◆ EXERCISE ◆
Write out only the span of lines that begins at the line with "Rebuild this chart" and ends at the line with "for c, v in". Keep both end lines, word for word.

◆ DATASET RECORDS ◆

******************************

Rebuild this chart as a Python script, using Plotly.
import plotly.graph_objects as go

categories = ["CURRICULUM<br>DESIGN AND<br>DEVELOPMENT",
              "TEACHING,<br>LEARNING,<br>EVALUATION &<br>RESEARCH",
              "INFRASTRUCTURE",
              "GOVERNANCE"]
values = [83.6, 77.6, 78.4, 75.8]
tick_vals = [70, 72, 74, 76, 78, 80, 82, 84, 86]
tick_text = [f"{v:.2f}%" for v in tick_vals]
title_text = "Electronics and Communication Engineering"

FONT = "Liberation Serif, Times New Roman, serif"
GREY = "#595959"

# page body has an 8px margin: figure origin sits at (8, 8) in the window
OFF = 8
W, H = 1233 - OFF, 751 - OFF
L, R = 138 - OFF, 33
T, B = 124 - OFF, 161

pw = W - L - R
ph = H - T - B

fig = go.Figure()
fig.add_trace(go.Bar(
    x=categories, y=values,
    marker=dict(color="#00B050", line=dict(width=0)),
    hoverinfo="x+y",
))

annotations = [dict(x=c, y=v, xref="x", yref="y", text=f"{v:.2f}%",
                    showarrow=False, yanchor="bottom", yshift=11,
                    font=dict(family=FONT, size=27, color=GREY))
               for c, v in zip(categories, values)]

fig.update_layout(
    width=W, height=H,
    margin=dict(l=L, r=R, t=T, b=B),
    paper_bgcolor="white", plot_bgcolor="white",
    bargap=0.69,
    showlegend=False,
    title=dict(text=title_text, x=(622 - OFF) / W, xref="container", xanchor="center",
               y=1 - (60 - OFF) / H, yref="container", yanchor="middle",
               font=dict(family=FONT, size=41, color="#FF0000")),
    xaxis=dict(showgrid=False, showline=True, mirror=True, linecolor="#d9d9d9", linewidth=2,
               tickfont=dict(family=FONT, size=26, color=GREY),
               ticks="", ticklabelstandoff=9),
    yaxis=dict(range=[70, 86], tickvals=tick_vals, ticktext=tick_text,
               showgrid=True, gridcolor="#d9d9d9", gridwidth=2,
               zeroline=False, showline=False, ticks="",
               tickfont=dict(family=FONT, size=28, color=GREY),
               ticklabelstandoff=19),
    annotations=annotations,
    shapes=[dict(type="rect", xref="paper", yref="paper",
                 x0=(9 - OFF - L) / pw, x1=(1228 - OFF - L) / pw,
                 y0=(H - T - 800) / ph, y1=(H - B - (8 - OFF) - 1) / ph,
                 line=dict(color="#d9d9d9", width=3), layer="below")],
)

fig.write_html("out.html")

******************************

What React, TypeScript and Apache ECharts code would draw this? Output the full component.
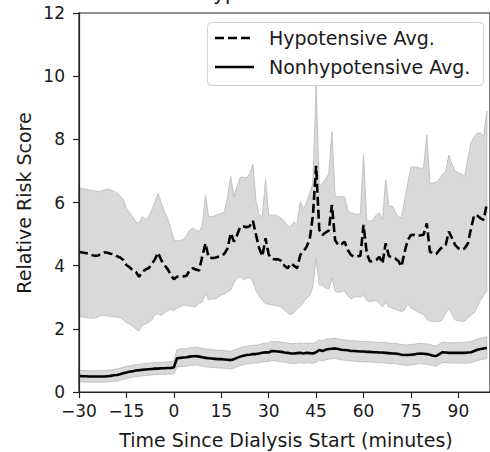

******************************

◆ EXERCISE OUTPUT ◆
Rebuild this chart as a Python script, using Plotly.
import plotly.graph_objects as go

categories = ["CURRICULUM<br>DESIGN AND<br>DEVELOPMENT",
              "TEACHING,<br>LEARNING,<br>EVALUATION &<br>RESEARCH",
              "INFRASTRUCTURE",
              "GOVERNANCE"]
values = [83.6, 77.6, 78.4, 75.8]
tick_vals = [70, 72, 74, 76, 78, 80, 82, 84, 86]
tick_text = [f"{v:.2f}%" for v in tick_vals]
title_text = "Electronics and Communication Engineering"

FONT = "Liberation Serif, Times New Roman, serif"
GREY = "#595959"

# page body has an 8px margin: figure origin sits at (8, 8) in the window
OFF = 8
W, H = 1233 - OFF, 751 - OFF
L, R = 138 - OFF, 33
T, B = 124 - OFF, 161

pw = W - L - R
ph = H - T - B

fig = go.Figure()
fig.add_trace(go.Bar(
    x=categories, y=values,
    marker=dict(color="#00B050", line=dict(width=0)),
    hoverinfo="x+y",
))

annotations = [dict(x=c, y=v, xref="x", yref="y", text=f"{v:.2f}%",
                    showarrow=False, yanchor="bottom", yshift=11,
                    font=dict(family=FONT, size=27, color=GREY))
               for c, v in zip(categories, values)]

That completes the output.